Here's the first few lines:
consensus_participant_totals
V1 num_nas num_cons num_answered pct_consensus
1 R_06xJVSOuTuhYLOt 0 61 68 0.8676471
2 R_09aLjPFNmYMmsbX 0 61 68 0.7941176
3 R_0AphAH5kJRGOFfL 0 54 68 0.7352941
4 R_0cTBiuOmRWuFCZL 0 54 68 0.8088235
5 R_0dBEYzi8C7A65P7 0 52 68 0.7794118
6 R_0dCNkauEqyd2Y97 0 55 68 0.8529412
when I try:
consensus_participant_totals[order(pct_consensus),]
I get
Error in order(pct_consensus) : object 'pct_consensus' not found
which suggests that I have to put it in quotes (which nobody seems to do in the examples -- I don't get why)
when I try it with quotes, I just get the first row:
consensus_participant_totals[order("pct_consensus"),]

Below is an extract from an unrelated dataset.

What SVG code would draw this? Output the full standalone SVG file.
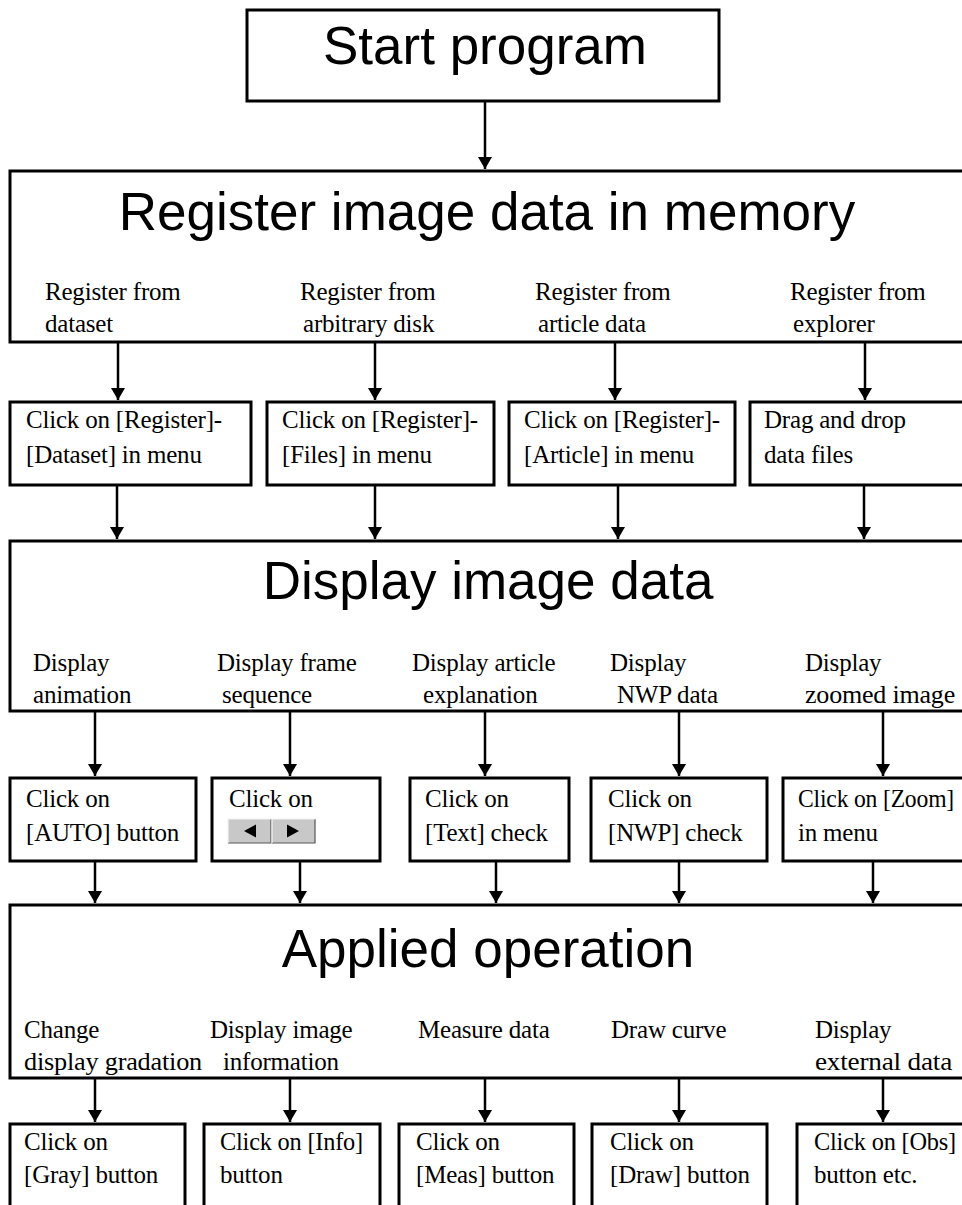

V1 num_nas num_cons num_answered pct_consensus
1 R_06xJVSOuTuhYLOt 0 61 68 0.8676471
What am I doing wrong? How can I sort by "pct_consensus"
Thanks for any pointers!
Upvotes: 0
Views: 2591
Reputation: 146030
Your problem is that you can't call a column without specifying the data frame. Using a built-in data example (both so anyone can run it and because it has a lot fewer characters in the name):
Everyone has the iris
data set:
head(iris)
The first column is Sepal.Length
, it's in the data set but not in your workspace except as part of the data set
head(iris$Sepal.Length)
head(iris[, "Sepal.Length"])
head(Sepal.Length) # error, no Sepal.Length
So, when you sort based on a column, you must tell R where the column is. There are many ways to do this:
iris[order(iris$Sepal.Length), ]
iris[order(iris[, "Sepal.Length"]), ]
iris[order(iris["Sepal.Length"]), ]
with(iris, iris[order(Sepal.Length), ])
But it can't be ignored
iris[order(Sepal.Length), ] # errors out
In figuring out things like this, remember that you can run tiny snippets of R code. You say
> when I try it with quotes, I just get the first row:
consensus_participant_totals[order("pct_consensus"),]
This is because your ordering a character vector of length 1. If you run
order("pct_consensus")
It's equivalent to these
order("a")
order("whatever string you put here")
They return 1, because your asking "If I sort a single string alphabetically, what position should it be in?" With only one string, the answer is always 1. So that's why you get the first row.
Upvotes: 3
Reputation: 371
Well, after playing around, it worked with the following:
c2 <-consensus_participant_totals[c(order(consensus_participant_totals[,"pct_consensus"])),]
It seems I can put the concat either before or after the order function (e.g. c(order(consensus_... or order(c(consensus... in the above
This does not look a bit like most of the tutorials. I think my error was in that most of the tutorials use the "attach" function, which avoids having to put the dataframe name in the command, and I ignored that. Thus, simply doing (for dataframe x) x[order(y),] won't work because I didn't attach x.
I think....
Upvotes: 0